The Case of John D. Rockefeller
Andrew Carnegie vied with John D. Rockefeller as being the richest man in the world. Like Carnegie, Rockefeller (1839-1937) also started life in rather humble circumstances but through hard work, ingenuity, and shrewd business deals he also became a man of great wealth.
From boyhood and throughout his lifetime Rockefeller was a faithful Baptist church member—and a tither. From his early 50s, he deliberately began his philanthropic activities.
A chapter in Ellen Greenman Coffey’s small book John D. Rockefeller is titled “The Pious Robber Baron.”
In a later chapter, “An Investment in Good Works,” Greenman tells of Rockefeller’s increasing involvement in giving his money away under the tutelage of Frederick T. Gates, a young Baptist minister whom he employed.
Among the many projects Gates (1853-1929) led his boss to support, one of the best-known is the Rockefeller Foundation, established in 1913 after years of planning.
Rockefeller’s philanthropic work, however, was partly in response to the negative publicity he had suffered from Ida Tarbell’s 1904 book, The History of the Standard Oil Company, in which she depicted Rockefeller as “miserly, money-grabbing, and viciously effective at monopolizing the oil trade.”  
The Case of Joan Kroc
Recently, June and I watched “Founder,” the 2016 movie about Ray Kroc, the man who built McDonald’s restaurants into the wealthiest fast food chain in the world—but not without the use of devious means.
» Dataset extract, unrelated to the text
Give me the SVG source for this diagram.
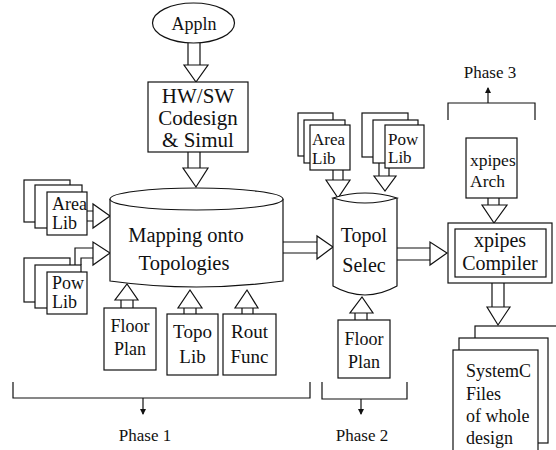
<svg xmlns="http://www.w3.org/2000/svg" width="556" height="450" viewBox="0 0 556 450" font-family="Liberation Serif, Times New Roman, DejaVu Serif, serif">
<defs>
<marker id="ah" viewBox="0 0 6 8" refX="5" refY="4" markerWidth="6" markerHeight="8" orient="auto" markerUnits="userSpaceOnUse">
<path d="M0,1 L6,4 L0,7 Z" fill="#111"/>
</marker>
<style>
.s{fill:#fff;stroke:#111;stroke-width:1.2}
.l{fill:none;stroke:#111;stroke-width:1.2}
text{font-family:'Liberation Serif','Times New Roman','DejaVu Serif',serif;fill:#111}
.c{text-anchor:middle}
</style>
</defs>
<rect width="556" height="450" fill="#fff"/>

<g id="connectors">
<path class="l" d="M188,43 V65 M200,43 V65"/>
<path class="s" d="M184,65 H208 L196,82 Z"/>
<path class="l" d="M188,152 V168 M200,152 V168"/>
<path class="s" d="M183,168 H208 L196,187 Z"/>
<path class="l" d="M87,211 H93 M87,221 H93"/>
<path class="s" d="M93,204 V228 L110,216 Z"/>
<path class="l" d="M75,265 V248 H93 M81,265 V258 H93"/>
<path class="s" d="M93,242 V265 L110,253 Z"/>
<path class="l" d="M121,300 V308 M133,300 V308"/>
<path class="s" d="M115,300 H138 L127,284 Z"/>
<path class="l" d="M184,308 V314 M196,308 V314"/>
<path class="s" d="M178,308 H202 L190,290 Z"/>
<path class="l" d="M242,308 V314 M253,308 V314"/>
<path class="s" d="M235,308 H258 L247,290 Z"/>
<path class="l" d="M283,242 H317 M283,253 H317"/>
<path class="s" d="M317,236 V259 L333,247 Z"/>
<path class="l" d="M333,170 V180 M343,170 V180"/>
<path class="s" d="M326,180 H350 L338,198 Z"/>
<path class="l" d="M379,163 V176 M389,163 V176"/>
<path class="s" d="M374,176 H396 L385,191 Z"/>
<path class="l" d="M355,313 V320 M367,313 V320"/>
<path class="s" d="M350,313 H373 L362,297 Z"/>
<path class="l" d="M397,248 H430 M397,260 H430"/>
<path class="s" d="M430,242 V265 L447,253 Z"/>
<path class="l" d="M488,198 V205 M499,198 V205"/>
<path class="s" d="M482,205 H507 L494,223 Z"/>
<path class="l" d="M492,283 V307 M504,283 V307"/>
<path class="s" d="M487,307 H510 L498,325 Z"/>
<path class="l" d="M13,382 V398 H310 V382"/>
<path class="l" d="M143,398 V414" marker-end="url(#ah)"/>
<path class="l" d="M322,382 V399 H407 V382"/>
<path class="l" d="M361,399 V414" marker-end="url(#ah)"/>
<path class="l" d="M448,120 V103 H535 V120"/>
<path class="l" d="M488,103 V88" marker-end="url(#ah)"/>
</g>

<g id="appln">
<ellipse class="s" cx="193.5" cy="23" rx="41" ry="20"/>
<text class="c" x="194" y="30" font-size="18">Appln</text>
</g>

<g id="hwsw">
<rect class="s" x="148" y="82" width="100" height="70"/>
<text class="c" x="198" y="103" font-size="21">HW/SW</text>
<text class="c" x="198" y="125" font-size="21">Codesign</text>
<text class="c" x="198" y="147" font-size="21">&amp; Simul</text>
</g>

<g id="mapping">
<path class="s" d="M110,199 V281 Q196.5,293 283,281 V199"/>
<ellipse class="s" cx="196.5" cy="199" rx="86.5" ry="11"/>
<text class="c" x="186" y="242" font-size="20.5">Mapping onto</text>
<text class="c" x="184" y="270" font-size="20.5">Topologies</text>
</g>

<g id="arealib1">
<rect class="s" x="24" y="180" width="46" height="42"/>
<rect class="s" x="35" y="185" width="47" height="43"/>
<rect class="s" x="47" y="192" width="40" height="43"/>
<text x="52" y="210" font-size="18">Area</text>
<text x="52" y="229" font-size="18">Lib</text>
</g>

<g id="powlib1">
<rect class="s" x="24" y="258" width="46" height="44"/>
<rect class="s" x="35" y="265" width="46" height="43"/>
<rect class="s" x="47" y="272" width="40" height="42"/>
<text x="52" y="289" font-size="18">Pow</text>
<text x="52" y="308" font-size="18">Lib</text>
</g>

<g id="floorplan1">
<rect class="s" x="104" y="308" width="52" height="62"/>
<text class="c" x="130" y="332" font-size="18">Floor</text>
<text class="c" x="130" y="355" font-size="18">Plan</text>
</g>

<g id="topolib">
<rect class="s" x="167" y="314" width="51" height="61"/>
<text class="c" x="192.5" y="338" font-size="19">Topo</text>
<text class="c" x="192.5" y="363" font-size="19">Lib</text>
</g>

<g id="routfunc">
<rect class="s" x="223" y="314" width="53" height="61"/>
<text class="c" x="249.5" y="338" font-size="19">Rout</text>
<text class="c" x="249.5" y="363" font-size="19">Func</text>
</g>

<g id="arealib2">
<rect class="s" x="298" y="113" width="35" height="43"/>
<rect class="s" x="304" y="120" width="41" height="43"/>
<rect class="s" x="310" y="125" width="40" height="45"/>
<text x="312" y="145" font-size="17">Area</text>
<text x="312" y="164" font-size="17">Lib</text>
</g>

<g id="powlib2">
<rect class="s" x="362" y="113" width="46" height="44"/>
<rect class="s" x="373" y="120" width="45" height="43"/>
<rect class="s" x="385" y="125" width="39" height="43"/>
<text x="388" y="145" font-size="17">Pow</text>
<text x="388" y="163" font-size="17">Lib</text>
</g>

<g id="topol">
<path class="s" d="M333,198 V286 Q365,304 397,286 V198"/>
<path class="s" d="M333,198 Q365,188 397,198 Q365,208 333,198 Z"/>
<text class="c" x="364" y="242" font-size="20">Topol</text>
<text class="c" x="364" y="272" font-size="20">Selec</text>
</g>

<g id="floorplan2">
<rect class="s" x="338" y="320" width="52" height="58"/>
<text class="c" x="364" y="345" font-size="18">Floor</text>
<text class="c" x="364" y="368" font-size="18">Plan</text>
</g>

<g id="arch">
<rect class="s" x="466" y="138" width="51" height="60"/>
<text x="470" y="166" font-size="17.5">xpipes</text>
<text x="470" y="187" font-size="17.5">Arch</text>
</g>

<g id="compiler">
<rect class="s" x="448" y="223" width="104" height="60"/>
<rect class="s" x="455" y="229" width="91" height="48" stroke-width="1.6"/>
<text class="c" x="500" y="247" font-size="20">xpipes</text>
<text class="c" x="500" y="270" font-size="20">Compiler</text>
</g>

<g id="systemc">
<rect class="s" x="475" y="326" width="90" height="130"/>
<rect class="s" x="459" y="338" width="89" height="105"/>
<rect class="s" x="453" y="350" width="85" height="110"/>
<text x="466" y="377" font-size="18">SystemC</text>
<text x="466" y="400" font-size="18">Files</text>
<text x="466" y="422" font-size="18">of whole</text>
<text x="466" y="444" font-size="18">design</text>
</g>

<g id="phases">
<text class="c" x="145" y="441" font-size="17">Phase 1</text>
<text class="c" x="362" y="441" font-size="17">Phase 2</text>
<text class="c" x="490" y="78" font-size="17">Phase 3</text>
</g>
</svg>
Joan was Krok’s third wife. They married in 1969, when Ray was 67 years old, and she inherited his wealth after his death in 1984. Their story is told in Lisa Napoli’s 2016 book titled Ray & Joan: The Man Who Made the McDonald’s Fortune and the Woman Who Gave It All Away.
Joan’s $1.5 billion gift to Salvation Army is said to be the largest philanthropic gift ever made by an individual in the U.S. The bulk of that gift has been used to build and maintain 26 Kroc Centers throughout the country.  
Problems with Philanthropy
Very summarily, here are some problems with philanthropy, clearly seen in that of the three people mentioned above:
(1) There is a problem of how the wealth of the philanthropists is gained, particularly when it is by exploitation of workers and shrewd (bordering on illegal) business practices.
(2) Then, most philanthropists tend to aggrandize themselves in their charitable giving. Everyone knows of Carnegie libraries, the Rockefeller Foundation, and the Kroc centers.
(3) And then consider these insightful words by William Jewett Tucker, a contemporary critic of Carnegie:
I can conceive of no greater mistake, more disastrous in the end to religion if not to society, than of trying to make charity do the work of justice.